Really, enough said on that. I’d prefer to focus on the magical concepts involved with understanding your living space, the consciousness of where you live, and the power of things. Because while the Konmari method may be a new idea to some folks, respecting space, place, and things is an ancient concept found all over the planet. The base idea isn’t about being minimalist or anti-materialistic, but rather recognizing what you have by respecting and utilizing it the best way you can. In doing so, we can greatly alter the feeling of a space, as well as our own well-being. There is definitely a sense of magical well-being and consciousness at play here.

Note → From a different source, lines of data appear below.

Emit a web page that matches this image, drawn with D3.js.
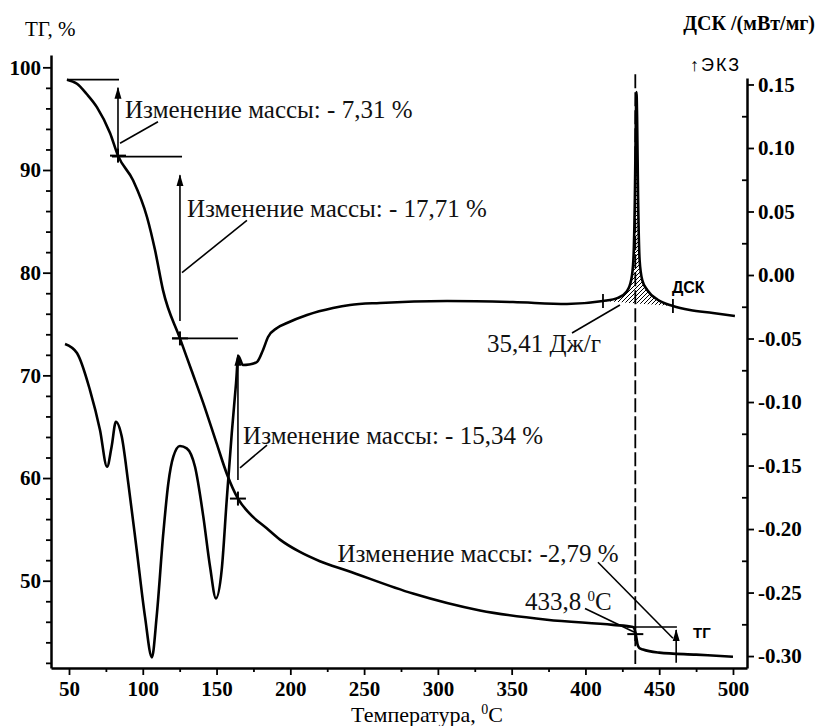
<!DOCTYPE html>
<html lang="ru">
<head>
<meta charset="UTF-8">
<title>ТГ / ДСК</title>
<script src="https://d3js.org/d3.v7.min.js"></script>
<style>
  body { margin: 0; background: #fff; }
  svg { display: block; }
  .serif { font-family: "Liberation Serif", "DejaVu Serif", "Times New Roman", serif; }
  .tick text { font-family: "Liberation Serif", "DejaVu Serif", "Times New Roman", serif; font-weight: bold; font-size: 21px; fill: #000; }
  .ann { font-family: "Liberation Serif", "DejaVu Serif", "Times New Roman", serif; font-size: 25px; fill: #111; }
</style>
</head>
<body>
<script>
// TG curve (temperature, mass %)
const tgT = [48.6, 55.4, 62, 69, 77.8, 83.2, 93.4, 102.9, 108.3, 113.7, 125.2, 133, 141, 150, 157, 164.5, 172, 184, 193, 206.5, 220, 238.2, 283.1, 328.5, 373.9, 418.7, 432.2, 433.8, 434.6, 435.3, 436.5, 439, 450, 475, 500];
const tgV = [98.8, 98.4, 97.4, 96.1, 93.6, 91.4, 89.0, 85.4, 82.2, 78.3, 73.6, 70.5, 67.3, 63.4, 60.4, 58.0, 56.6, 55.1, 54.0, 52.8, 51.9, 51.0, 48.75, 47.1, 46.2, 45.7, 45.5, 45.0, 44.4, 43.8, 43.45, 43.3, 43.0, 42.8, 42.6];

// DSC curve (temperature, mW/mg)
const dscT = [47.3, 55.4, 64.2, 71, 75.8, 78.9, 81.8, 85.7, 90.2, 95.9, 101.5, 106.2, 109.4, 113.9, 117.3, 120.7, 125.2, 129.8, 135.4, 141, 145.6, 149.6, 153.5, 156.9, 160.3, 163.2, 164.7, 167.9, 172, 177.4, 181.5, 184.9, 191, 197.7, 211.3, 228.9, 240.4, 260.8, 306.2, 350.9, 387.5, 411.9, 422, 428, 431, 432.5, 433.5, 434.2, 434.6, 435.0, 435.7, 436.7, 438.5, 442, 449, 459.3, 470.8, 486.4, 501.3];
const dscV = [-0.0543, -0.0614, -0.0906, -0.122, -0.151, -0.135, -0.1155, -0.127, -0.164, -0.2165, -0.269, -0.301, -0.269, -0.2035, -0.164, -0.143, -0.1346, -0.1365, -0.151, -0.19, -0.2297, -0.2546, -0.232, -0.177, -0.1247, -0.0853, -0.0638, -0.0709, -0.0705, -0.0685, -0.059, -0.0488, -0.0417, -0.0378, -0.0315, -0.026, -0.0236, -0.022, -0.0205, -0.0213, -0.0228, -0.0205, -0.018, -0.013, -0.004, 0.012, 0.06, 0.125, 0.144, 0.125, 0.06, 0.012, -0.004, -0.012, -0.0195, -0.0244, -0.0276, -0.0299, -0.0323];

// ticks
const xMajor = [50, 100, 150, 200, 250, 300, 350, 400, 450, 500];
const xMinor = [75, 125, 175, 225, 275, 325, 375, 425, 475];
const tgMajor = [50, 60, 70, 80, 90, 100];
const tgMinor = d3.range(42, 100, 2).filter(v => v % 10 !== 0);
const dscMajor = [-0.30, -0.25, -0.20, -0.15, -0.10, -0.05, 0.00, 0.05, 0.10, 0.15];
const dscMinor = [-0.275, -0.225, -0.175, -0.125, -0.075, -0.025, 0.025, 0.075, 0.125];

// mass-change annotations
const massText = ["Изменение массы: - 7,31 %", "Изменение массы: - 17,71 %", "Изменение массы: - 15,34 %", "Изменение массы: -2,79 %"];
const massTextAt = [[88, 95.1], [130, 85.4], [168, 63.3], [232, 51.8]];
const stepArrows = [[83.2, 91.4, 98.0], [125.2, 75.3, 89.5], [164.5, 59.8, 72.0], [461.5, 42.0, 45.2]];
const stepLevels = [[48.6, 83.9, 98.8], [79.1, 126.6, 91.3], [119.8, 164.5, 73.6], [428, 462, 45.5]];
const stepCross = [[83.2, 91.4], [125.2, 73.6], [164.5, 58.0], [433.8, 44.8]];
const tgLeaders = [[84.6, 92.6, 110.3, 94.7], [126.6, 80.0, 170.6, 85.1], [165.9, 61.0, 184.2, 63.2], [408.5, 51.8, 459.3, 44.4], [399.7, 47.3, 434.3, 44.9]];
const onsetT = 433.8;
const peakLimits = [[411.9, -0.0205], [459.3, -0.0244]];
const dscLeader = [390.9, -0.0457, 423.4, -0.0236];

const width = 821, height = 726;

const x = d3.scaleLinear().domain([37.8, 509.5]).range([51, 747]);
const yTG = d3.scaleLinear().domain([41.5, 101.2]).range([668, 55]);
const yDSC = d3.scaleLinear().domain([-0.3094, 0.1551]).range([668, 78]);

const svg = d3.select("body").append("svg")
    .attr("width", width)
    .attr("height", height);

const defs = svg.append("defs");
defs.append("marker")
    .attr("id", "arr")
    .attr("viewBox", "0 0 12 12")
    .attr("refX", 11).attr("refY", 6)
    .attr("markerWidth", 12).attr("markerHeight", 12)
    .attr("markerUnits", "userSpaceOnUse")
    .attr("orient", "auto")
  .append("path")
    .attr("d", "M0,2.5 L12,6 L0,9.5 Z")
    .attr("fill", "#000");

defs.append("pattern")
    .attr("id", "hatch")
    .attr("patternUnits", "userSpaceOnUse")
    .attr("width", 4).attr("height", 4)
  .append("path")
    .attr("d", "M-1,1 l2,-2 M0,4 l4,-4 M3,5 l2,-2")
    .attr("stroke", "#000")
    .attr("stroke-width", 1);

// axes
const axisStyle = g => {
    g.attr("font-family", null).attr("font-size", null);
    g.select(".domain").attr("stroke", "#000").attr("stroke-width", 2.5);
    g.selectAll(".tick line").attr("stroke", "#000").attr("stroke-width", 1.8);
};

svg.append("g")
    .attr("transform", "translate(0,668)")
    .call(d3.axisBottom(x).tickValues(xMajor).tickSize(7).tickPadding(6).tickSizeOuter(0))
    .call(axisStyle);
svg.append("g")
    .attr("transform", "translate(0,668)")
    .call(d3.axisBottom(x).tickValues(xMinor).tickSize(4).tickFormat(""))
    .call(g => g.select(".domain").remove())
    .call(axisStyle);

svg.append("g")
    .attr("transform", "translate(51,0)")
    .call(d3.axisLeft(yTG).tickValues(tgMajor).tickSize(8).tickPadding(2).tickSizeOuter(0))
    .call(axisStyle);
svg.append("g")
    .attr("transform", "translate(51,0)")
    .call(d3.axisLeft(yTG).tickValues(tgMinor).tickSize(5).tickFormat(""))
    .call(g => g.select(".domain").remove())
    .call(axisStyle);

svg.append("g")
    .attr("transform", "translate(747,0)")
    .call(d3.axisRight(yDSC).tickValues(dscMajor).tickSize(7).tickPadding(4).tickSizeOuter(0)
        .tickFormat(d => d.toFixed(2)))
    .call(axisStyle);
svg.append("g")
    .attr("transform", "translate(747,0)")
    .call(d3.axisLeft(yDSC).tickValues(dscMinor).tickSize(5).tickFormat(""))
    .call(g => g.select(".domain").remove())
    .call(axisStyle);

// axis titles
svg.append("text")
    .attr("class", "serif")
    .attr("x", 25).attr("y", 36)
    .style("font-size", "21px")
    .text("ТГ, %");
svg.append("text")
    .attr("class", "serif")
    .attr("x", 815).attr("y", 30).attr("text-anchor", "end")
    .style("font-size", "20px").style("font-weight", "bold")
    .text("ДСК /(мВт/мг)");
svg.append("text")
    .attr("x", 690).attr("y", 71)
    .style("font-family", "Liberation Sans, Arial, sans-serif").style("font-size", "18px")
    .style("letter-spacing", "2px")
    .text("↑ЭКЗ");
const xt = svg.append("text")
    .attr("class", "serif")
    .attr("x", 427).attr("y", 722).attr("text-anchor", "middle")
    .style("font-size", "22px");
xt.append("tspan").text("Температура, ");
xt.append("tspan").attr("dy", -8).style("font-size", "14px").text("0");
xt.append("tspan").attr("dy", 8).text("C");

// hatched peak area
const peakIdx = dscT.map((t, i) => i).filter(i => dscT[i] >= peakLimits[0][0] && dscT[i] <= peakLimits[1][0]);
const baseAt = t => peakLimits[0][1] + (peakLimits[1][1] - peakLimits[0][1]) * (t - peakLimits[0][0]) / (peakLimits[1][0] - peakLimits[0][0]);
svg.append("path")
    .datum(peakIdx)
    .attr("fill", "url(#hatch)")
    .attr("d", d3.area()
        .curve(d3.curveMonotoneX)
        .x(i => x(dscT[i]))
        .y0(i => yDSC(baseAt(dscT[i])))
        .y1(i => yDSC(dscV[i])));

// onset dashed line
svg.append("line")
    .attr("x1", x(onsetT)).attr("x2", x(onsetT))
    .attr("y1", yDSC(0.158)).attr("y2", yTG(41.9))
    .attr("stroke", "#000").attr("stroke-width", 1.8)
    .attr("stroke-dasharray", "14,4");

// curves
svg.append("path")
    .datum(d3.range(tgT.length))
    .attr("fill", "none").attr("stroke", "#000").attr("stroke-width", 2.6)
    .attr("d", d3.line().curve(d3.curveMonotoneX).x(i => x(tgT[i])).y(i => yTG(tgV[i])));

svg.append("path")
    .datum(d3.range(dscT.length))
    .attr("fill", "none").attr("stroke", "#000").attr("stroke-width", 2.6)
    .attr("stroke-linejoin", "round")
    .attr("d", d3.line().curve(d3.curveMonotoneX).x(i => x(dscT[i])).y(i => yDSC(dscV[i])));

// TG step annotations
const ann = svg.append("g").attr("stroke", "#000").attr("stroke-width", 1.6);

stepLevels.forEach(d => {
    ann.append("line")
        .attr("x1", x(d[0])).attr("x2", x(d[1]))
        .attr("y1", yTG(d[2])).attr("y2", yTG(d[2]));
});
stepArrows.forEach(d => {
    ann.append("line")
        .attr("x1", x(d[0])).attr("x2", x(d[0]))
        .attr("y1", yTG(d[1])).attr("y2", yTG(d[2]))
        .attr("marker-end", "url(#arr)");
});
stepCross.forEach(d => {
    const cx = x(d[0]), cy = yTG(d[1]);
    ann.append("line").attr("x1", cx - 8).attr("x2", cx + 8).attr("y1", cy).attr("y2", cy).attr("stroke-width", 2);
    ann.append("line").attr("x1", cx).attr("x2", cx).attr("y1", cy - 7).attr("y2", cy + 7).attr("stroke-width", 2);
});
tgLeaders.forEach(d => {
    ann.append("line")
        .attr("x1", x(d[0])).attr("y1", yTG(d[1]))
        .attr("x2", x(d[2])).attr("y2", yTG(d[3]));
});

// DSC peak limits and leader
peakLimits.forEach(d => {
    ann.append("line")
        .attr("x1", x(d[0])).attr("x2", x(d[0]))
        .attr("y1", yDSC(d[1]) - 7).attr("y2", yDSC(d[1]) + 7)
        .attr("stroke-width", 1.8);
});
ann.append("line")
    .attr("x1", x(dscLeader[0])).attr("y1", yDSC(dscLeader[1]))
    .attr("x2", x(dscLeader[2])).attr("y2", yDSC(dscLeader[3]));

// texts
massText.forEach((t, i) => {
    svg.append("text")
        .attr("class", "ann")
        .attr("x", x(massTextAt[i][0])).attr("y", yTG(massTextAt[i][1]))
        .text(t);
});

const onsetLbl = svg.append("text")
    .attr("class", "ann")
    .attr("x", x(359)).attr("y", yTG(47.1));
onsetLbl.append("tspan").text("433,8 ");
onsetLbl.append("tspan").attr("dy", -9).style("font-size", "15px").text("0");
onsetLbl.append("tspan").attr("dy", 9).text("C");

svg.append("text")
    .attr("class", "ann")
    .attr("x", x(333.3)).attr("y", yDSC(-0.0606))
    .text("35,41 Дж/г");

svg.append("text")
    .attr("x", x(458.6)).attr("y", yDSC(-0.0142))
    .style("font-family", "Liberation Sans, Arial, sans-serif").style("font-size", "16px").style("font-weight", "bold")
    .text("ДСК");

svg.append("text")
    .attr("x", x(472.9)).attr("y", yTG(44.4))
    .style("font-family", "Liberation Sans, Arial, sans-serif").style("font-size", "15px").style("font-weight", "bold")
    .text("ТГ");
</script>
</body>
</html>
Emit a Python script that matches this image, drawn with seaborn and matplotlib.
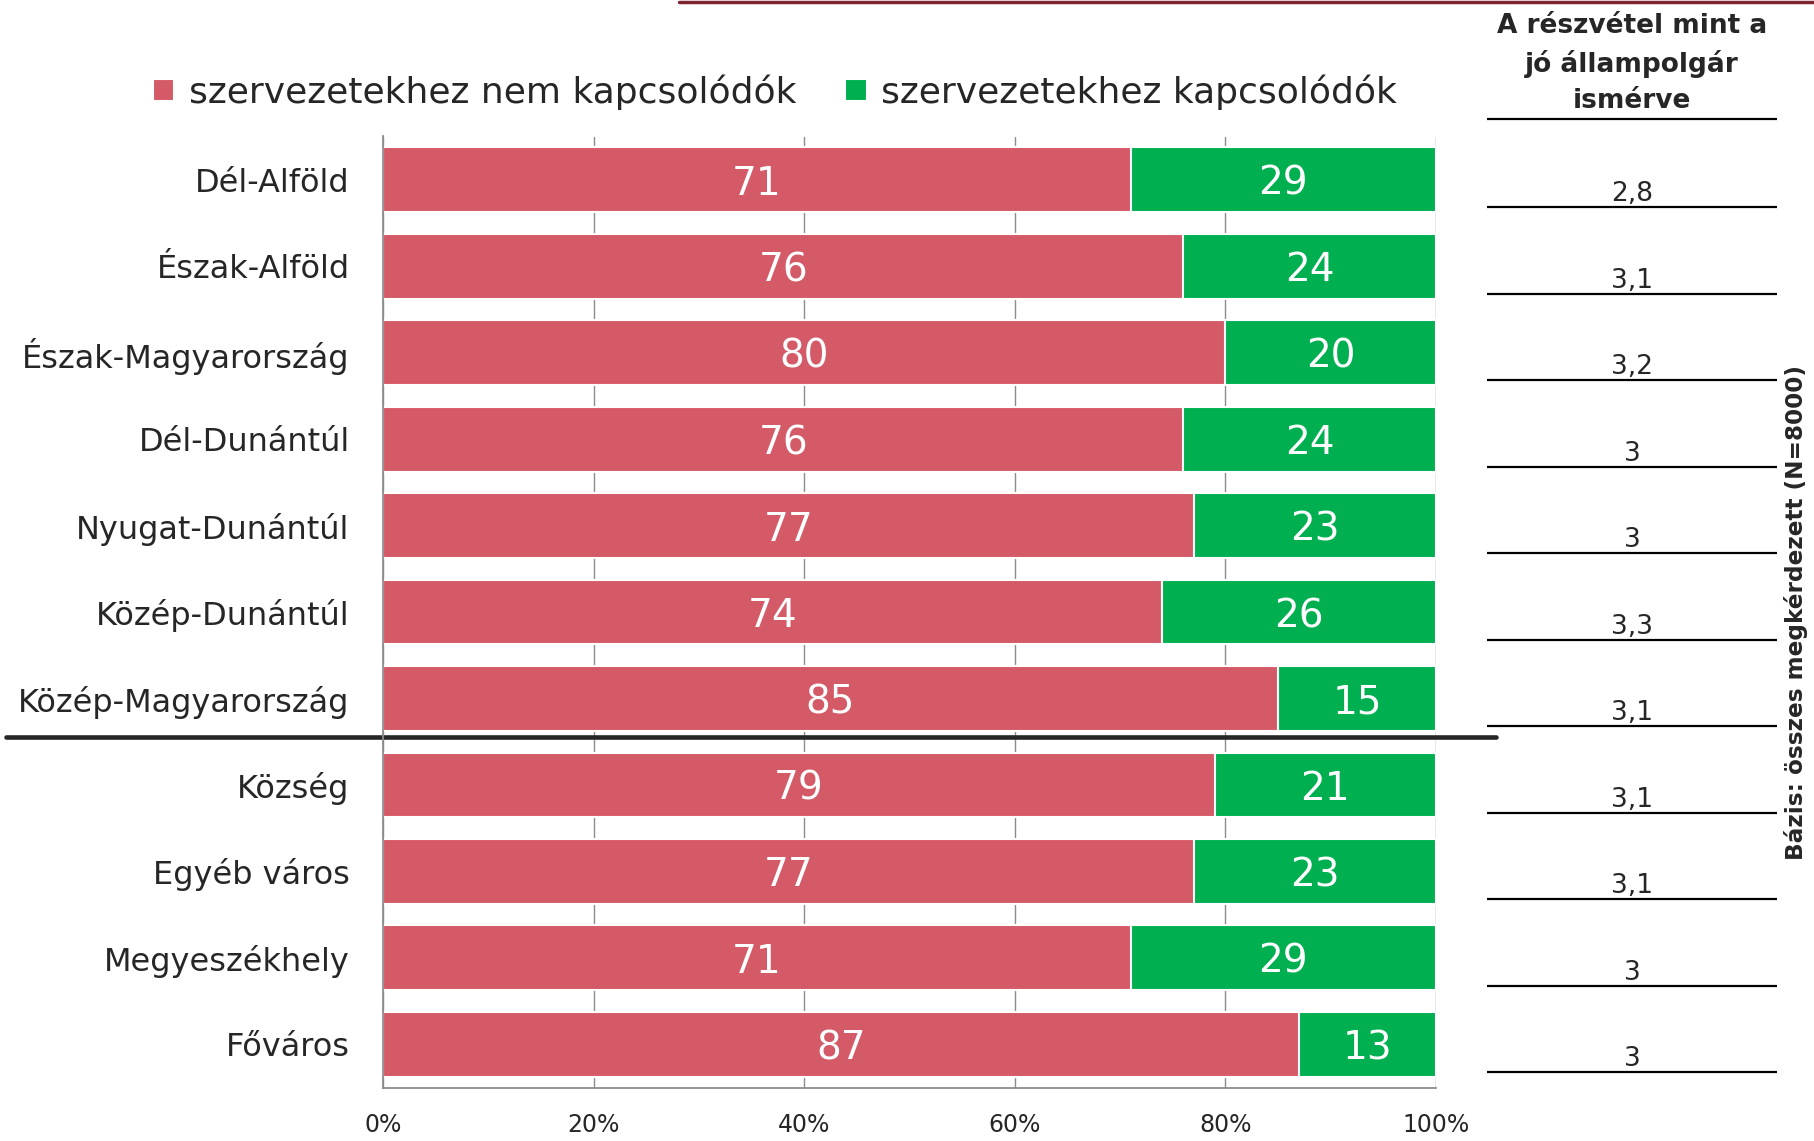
import numpy as np
import pandas as pd
import matplotlib.pyplot as plt
from matplotlib.lines import Line2D
import seaborn as sbs


# Data
regions = ["Dél-Alföld", "Észak-Alföld", "Észak-Magyarország", "Dél-Dunántúl",
           "Nyugat-Dunántúl", "Közép-Dunántúl", "Közép-Magyarország",
           "Község", "Egyéb város", "Megyeszékhely", "Főváros"]
not_linked = [71, 76, 80, 76, 77, 74, 85, 79, 77, 71, 87]
linked = [29, 24, 20, 24, 23, 26, 15, 21, 23, 29, 13]
citizen_score = ["2,8", "3,1", "3,2", "3", "3", "3,3", "3,1", "3,1", "3,1", "3", "3"]
x_ticks = [0, 20, 40, 60, 80, 100]
x_tick_labels = ["0%", "20%", "40%", "60%", "80%", "100%"]

label_red = "szervezetekhez nem kapcsolódók"
label_green = "szervezetekhez kapcsolódók"

red = "#D45A68"
green = "#00B050"
grey = "#8C8C8C"

results = pd.DataFrame({"region": regions, "red": not_linked, "green": linked})
results["total"] = results["red"] + results["green"]

sbs.set_style("white")
plt.rcParams["font.family"] = ["DejaVu Sans"]

W, H = 1814, 1141
fig = plt.figure(figsize = (W / 100, H / 100), dpi = 100)

ax_left, ax_right = 383 / W, 1436 / W
ax_top, ax_bottom = 1 - 136.5 / H, 1 - 1087.6 / H
ax = fig.add_axes([ax_left, ax_bottom, ax_right - ax_left, ax_top - ax_bottom])

# Stacked bars: full-length green underneath, red on top
sbs.barplot(data = results, x = "total", y = "region", orient = "h", order = regions,
            color = green, saturation = 1, width = 0.75, edgecolor = "white", linewidth = 1.5,
            label = label_green, ax = ax)
sbs.barplot(data = results, x = "red", y = "region", orient = "h", order = regions,
            color = red, saturation = 1, width = 0.75, edgecolor = "white", linewidth = 1.5,
            label = label_red, ax = ax)
handles, labels = ax.get_legend_handles_labels()
if ax.get_legend() is not None:
    ax.get_legend().remove()

for i, (r, g) in enumerate(zip(not_linked, linked)):
    ax.text(r / 2, i, str(r), ha = "center", va = "center_baseline", color = "white", fontsize = 28)
    ax.text(r + g / 2, i, str(g), ha = "center", va = "center_baseline", color = "white", fontsize = 28)

ax.set_xlim(0, 100)
ax.set_ylim(10.5, -0.5)
ax.set_xticks(x_ticks, x_tick_labels, fontsize = 17)
ax.set_yticks(range(len(regions)), regions, fontsize = 23, color = "#262626")
ax.set_yticks(np.arange(-0.5, len(regions)), minor = True)
ax.tick_params(axis = "y", which = "major", length = 0, pad = 24)
ax.tick_params(axis = "y", which = "minor", length = 7, color = grey, width = 1.2, direction = "out")
ax.tick_params(axis = "x", length = 7, color = grey, width = 1.2, direction = "out", pad = 11)
ax.set_xlabel("")
ax.set_ylabel("")
ax.grid(axis = "x", color = grey, linewidth = 1)
ax.set_axisbelow(True)
for side in ["top", "right"]:
    ax.spines[side].set_visible(False)
for side in ["left", "bottom"]:
    ax.spines[side].set_color(grey)
    ax.spines[side].set_linewidth(1.3)

# Separator between regions and settlement types
ax.plot([-0.358, 1.057], [6.45, 6.45], color = "#262626", linewidth = 3.3,
        transform = ax.get_yaxis_transform(), clip_on = False)

# Legend (red first)
handles, labels = handles[::-1], labels[::-1]
fig.legend(handles, labels, loc = "center left", bbox_to_anchor = (120 / W, 1 - 92 / H),
           ncol = 2, frameon = False, fontsize = 26, handlelength = 0.6, handleheight = 0.6,
           handletextpad = 0.4, columnspacing = 1.35, labelcolor = "#262626")

# Right-hand table
tab = fig.add_axes([1487 / W, ax_bottom, 290 / W, ax_top - ax_bottom], sharey = ax)
tab.set_xlim(0, 1)
tab.axis("off")
tab.hlines([-0.70] + [i + 0.32 for i in range(len(regions))], 0, 1,
           color = "black", linewidth = 1.6, clip_on = False)
for i, v in enumerate(citizen_score):
    tab.text(0.5, i + 0.25, v, ha = "center", va = "baseline", fontsize = 19)
tab.text(0.5, -0.76, "A részvétel mint a\njó állampolgár\nismérve", ha = "center",
         va = "bottom", multialignment = "center", fontsize = 19, fontweight = "bold",
         linespacing = 1.5)

fig.text(1796 / W, 1 - 613 / H, "Bázis: összes megkérdezett (N=8000)", rotation = 90,
         ha = "center", va = "center", fontsize = 16.7, fontweight = "bold")

fig.add_artist(Line2D([679 / W, 1], [1 - 1.5 / H, 1 - 1.5 / H], color = "#7F2432", linewidth = 2.5))

fig.savefig("out.png", dpi = 100)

For example, my Taurean partner Nathan describes that he is happiest at home when (and I quote) “everything has its place.” It’s difficult to compose and create when there’s boxes, piles of stuff, and other clutter. That’s not to say a huge mess isn’t going to happen when the work is actually happening – there will be instruments and books everywhere. But in order to start work, to feel at ease and motivated, the space has to be in order. I’m the same way about my studio and starting new projects. And if you’ve read any of my books, I mention this as well in every one. If you’re going to do a cleansing ritual in your bathroom or cook a magical meal in your kitchen, you’ll benefit from physically cleaning and organizing the space first. Why? Things flow better, the space feels invigorated and ready, and you’re not distracted by mess. You’re not only respecting your work, but the space you’re working in, as well as yourself. Whenever I come home from tour, it doesn’t matter how clean the cat/house-sitter left the place, I still need to clean the house and put things away to regain a sense of order and well-being.
Putting things in order, realizing what is useful, important, and/or meaningful to you can greatly improve pretty much everything. While house cleaning might not a cure for everyone’s ills, it can greatly reduce anxiety and depression for some people, while also giving you a sense of control over – or better yet – impact upon your environment. This is something I can personally attest to. Putting things in order doesn’t mean throw everything away or lose your personality. It’s also an opportunity to curate your collections, refresh your altar space, set up protections and wardings, and try new things.
I think more people would definitely benefit by viewing where you reside as a consciousness. If you have a problem assigning that to a building, then perhaps you’ll feel more at home with a household spirit (here’s a great book that explores multiple traditions of these) or the land its on. Here’s a little story about my own house. It takes so little effort to be more aware of your surroundings and communicate with them. Just taking a breath and saying hello and listening for a moment is good place to start.
If you have a hard time getting into the concept that a space or object may have a consciousness or spirit of its own, then perhaps consider that us animate beings can rub off on the inanimate over time. For starters, consider works of art – we see them as the expression of the artist, but then other people go on to interact with them – at museums, on stage, in concert halls, at home, etc. There’s a power to the works of art, imbued by the maker and reverberated by those who interact with it. A building that is lived in can not only take up the energy of the earth upon which it resides, but those who experience life within it. If you’re someone who has ever fried (or brought back to “life”) electronics, then again, you can clearly see your impact upon those things. How many objects have you cleansed, ritual tools have you consecrated? We do this because we believe things collect residual energy.
I also want to point out how much the Industrial Revolution and post WWII consumerism has brought STUFF into our lives – for better or for worse. And in terms of pollution and trash, we’re definitely much worse in that respect. From excess packaging to products that are designed to degrade on you so you’ll have to buy it again – we’re filling the planet with garbage. Also, how many times have you bought a thing, only to later discover you already had that thing, but just couldn’t find it? I am guilty of these things myself, so definitely something I am trying to be more conscious of. Which is hard because I have limited time and resources, but still, the effort is worthwhile. It means I focus on purchasing things I really need, can use, and appreciate – versus just getting stuff. I try to use recycled and re-purposed materials in my artwork as much as possible. We have to balance progress with environmental consciousness.
So go ahead and talk to things, take their measure and meaning in your life. Connect more deeply and consciously with the space around you. If there are things that you value, then show it by treating them with respect in how you both use and store them. Recognize the power of the things you do choose to have in your life, as well as explore the benefits of moving along things that no longer suit you. Consider the spaces in between and the spirits of places and things – as the wise Witch does.